City of London reconciled to UK Labour third term
Election victories by Britain's Labour Party were once viewed with horror by the City of London - enough to sink the pound and send the stock market sliding. Not anymore. If Prime Minister Tony Blair leads Labour to a decisive third consecutive win...
Election victories by Britain's Labour Party were once viewed with horror by the City of London - enough to sink the pound and send the stock market sliding.
Not anymore. If Prime Minister Tony Blair leads Labour to a decisive third consecutive win next week, as almost all the polls suggest, it will barely register with financial markets.
A substantial Labour win on May 5 is fully factored into prices and eight years of steady economic growth under Mr Blair and his finance minister, Gordon Brown, have neutralised much of the opposition to Labour, once feared by the City of London as the enemy of profit and bringer of punitive taxation.
Although business leaders think Labour is more likely to raise taxes and impose new regulations than the opposition Conservatives (Tories), traditionally the party of business, the Blair government is now a known quantity and many of its policies are almost identical to those of its main opponents.

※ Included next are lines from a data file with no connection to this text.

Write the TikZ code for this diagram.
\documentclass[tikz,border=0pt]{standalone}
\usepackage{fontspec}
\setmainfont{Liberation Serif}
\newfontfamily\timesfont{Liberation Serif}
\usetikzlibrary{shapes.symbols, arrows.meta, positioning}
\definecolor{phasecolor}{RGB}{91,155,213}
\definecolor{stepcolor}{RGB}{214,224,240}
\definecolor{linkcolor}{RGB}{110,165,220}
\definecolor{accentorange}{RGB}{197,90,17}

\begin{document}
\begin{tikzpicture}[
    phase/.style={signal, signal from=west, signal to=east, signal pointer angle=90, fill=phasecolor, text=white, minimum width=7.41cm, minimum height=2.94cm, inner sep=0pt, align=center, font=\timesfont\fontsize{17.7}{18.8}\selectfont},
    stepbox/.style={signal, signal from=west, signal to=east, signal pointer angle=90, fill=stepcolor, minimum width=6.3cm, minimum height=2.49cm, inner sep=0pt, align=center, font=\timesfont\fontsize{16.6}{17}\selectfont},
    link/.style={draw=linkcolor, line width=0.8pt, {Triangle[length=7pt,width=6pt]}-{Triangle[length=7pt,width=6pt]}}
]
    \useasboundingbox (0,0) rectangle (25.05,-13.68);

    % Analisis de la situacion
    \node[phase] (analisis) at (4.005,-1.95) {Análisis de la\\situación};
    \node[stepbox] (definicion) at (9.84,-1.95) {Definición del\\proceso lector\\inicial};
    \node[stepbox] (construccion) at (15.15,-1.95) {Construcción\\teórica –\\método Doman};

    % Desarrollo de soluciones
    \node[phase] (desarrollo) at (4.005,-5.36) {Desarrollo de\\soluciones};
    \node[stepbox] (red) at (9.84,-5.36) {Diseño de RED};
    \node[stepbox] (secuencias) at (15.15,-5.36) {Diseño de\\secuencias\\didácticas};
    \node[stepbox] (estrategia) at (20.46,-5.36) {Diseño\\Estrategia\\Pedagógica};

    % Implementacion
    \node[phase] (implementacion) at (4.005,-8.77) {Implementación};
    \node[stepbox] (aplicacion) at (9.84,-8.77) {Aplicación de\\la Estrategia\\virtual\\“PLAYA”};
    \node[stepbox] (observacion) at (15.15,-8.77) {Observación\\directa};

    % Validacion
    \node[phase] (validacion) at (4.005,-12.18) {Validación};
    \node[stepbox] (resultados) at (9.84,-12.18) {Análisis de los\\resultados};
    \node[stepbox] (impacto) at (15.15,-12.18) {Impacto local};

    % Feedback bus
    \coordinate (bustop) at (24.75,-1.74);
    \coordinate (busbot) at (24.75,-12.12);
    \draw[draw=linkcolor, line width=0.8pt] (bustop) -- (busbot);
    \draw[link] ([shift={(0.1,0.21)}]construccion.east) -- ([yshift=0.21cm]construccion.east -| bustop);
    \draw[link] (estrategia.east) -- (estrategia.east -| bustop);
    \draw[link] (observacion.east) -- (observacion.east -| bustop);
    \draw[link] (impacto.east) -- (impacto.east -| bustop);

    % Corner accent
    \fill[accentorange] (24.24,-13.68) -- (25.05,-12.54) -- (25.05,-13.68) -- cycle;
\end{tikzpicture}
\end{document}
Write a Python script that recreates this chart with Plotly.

"Labour securing a clear majority on May 5 looks like a racing certainty and 'event risk' looks negligible," said Ian Richards, European equities strategist at ABN AMRO.
"The Conservatives regaining enough ground to limit Labour to a minority government looks highly unlikely," he said in a research note to clients this week, adding: "Such an outcome constitutes the worst-case scenario for the financial markets."
Richard Hunter, head of UK equities at private client stockbroker Hargreaves Lansdown, said financial markets were always most likely to be unsettled by surprises.
"Most investors seem convinced that another Labour term is inevitable, so a Tory win would most likely cause some sort of upset to the market," he told Reuters.
A Reuters poll of currency strategists this month showed 26 out of 38 expected the pound to be broadly unchanged against the dollar, while 30 forecast no decisive move against the euro, if Labour wins with a reduced majority, as most analysts expect.
The view of Labour has changed radically in the last decade. Of the 14 general elections between World War II and the mid-1990s, the Conservatives won eight while Labour won six. After seven of the Conservative victories, the UK stock market rose. After five of the Labour victories, it fell.
That pattern ended with the Labour landslide in May 1997, after a concerted effort by Mr Blair and Mr Brown to wine and dine the City in a campaign dubbed the 'prawn cocktail offensive'.
In the years preceding Mr Blair's election, Labour dumped many of its socialist policies, including its long-term commitment to nationalisation, and built an image of economic competence.
Reversing the trend, the UK stock market rose after the 1997 election and again as Mr Blair was re-elected in June 2001.
One of Mr Brown's first acts as finance minister was to make the Bank of England, and thus much of monetary policy, independent, a move that strengthened Labour's pro-business credentials.
Mr Blair and Mr Brown have continued to woo the City, speaking regularly to businesses and vowing to encourage competition and to protect London's position as a top global financial centre.
Financial services represented more than five per cent of UK economic output, or over £52 billion, in 2003, according to the most recent industry figures.
This week, a group of 63 top managers wrote an open letter to the Financial Times to applaud what they said was the "unprecedented" economic stability under Labour.
The Conservatives hit back with backing from 67 business leaders, and most evidence suggests that in the privacy of the polling station, bankers, stockbrokers and fund managers are much more likely to vote Conservative than Labour.
A recent poll of commercial lawyers found 40 per cent expected to vote Tory, while only 14 per cent would vote Labour.
Many business people worry that Britain is becoming less competitive and that the years of labour growth may be ending.
Almost all economists expect Labour to raise taxes during its third term but they say that an incoming Conservative administration would probably also have to bolster its finances.
"Whoever comes into power, they are probably going to have to raise taxes reasonably sharply," said Haydn Davies, chief economist at Barclays Global Investors.
"The Tories are more likely to raise taxes on the personal sector," he said. "Labour are more likely to raise taxes more sharply on the corporate sector." Paul Marshall, a co-founder of Marshall Wace, one of the UK's biggest hedge funds and a high-profile supporter of Britain's third party, the Liberal Democrats, believes the City is not worried about the outcome of the election.
"The battle over free markets has been won and that is the main issue for the City," he said. "There is no clear blue water that separates the parties in their policy over the City."